Garbage collection of binaries

Joachim Durchholz joachim.durchholz@REDACTED
Mon Oct 20 13:46:25 CEST 2003


Erik Stenman wrote:
> ERTS currently uses a generational *copying* GC,

Ah, I overlooked that.

> hence storing the binaries directly on the heap without rewriting the
> GC would mean that the binary would be copied at each major GC.

Hmm... good reasons, but that's the wrong place to address the problem,
I think.

Copying collectors are designed for minimizing fragmentation. In other
words, the memory area that stores binaries will be fragmented.
Particularly if the binaries come and go quite often, and have slightly
different sizes (which I'd expect for large data like binaries).
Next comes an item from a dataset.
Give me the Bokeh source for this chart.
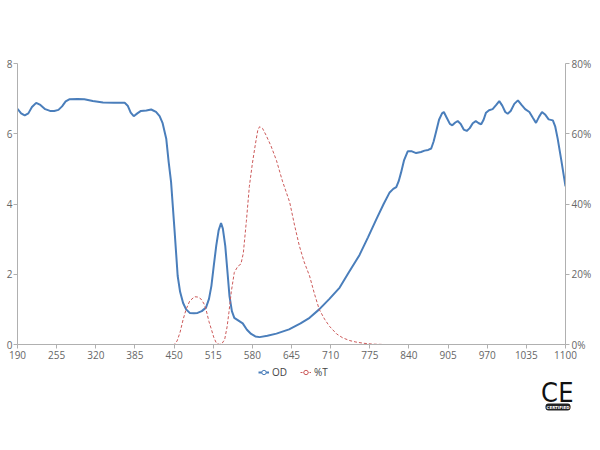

In other words: the distinction whether to copy some data or not should
be based on the size of that data, not on its status as a binary. And if
copying indeed is a problem (it shouldn't be, but theory and practice
differ more in practice than theory would admit *g*), the solution
should be in the GC mechanism. Not in a tacked-on reference counting
mechanism that doesn't even interoperate well, and that might expand the
footprint beyond reasons.
Actually, this is the kind of behaviour that can break systems, and from
the reports on this list, I conclude that this has already happened. Not
the kind of behaviour that I would have expected from a safety-minded
language like Erlang :-((

I'm frustrated. From the outside, you always get promises. From the
inside, things are not so rosy.
*sigh* still questing for a rock-solid, really reliable language...

... and all of this is a "wonderful" example that getting garbage
collection right is *hard*. Don't try this at home and all.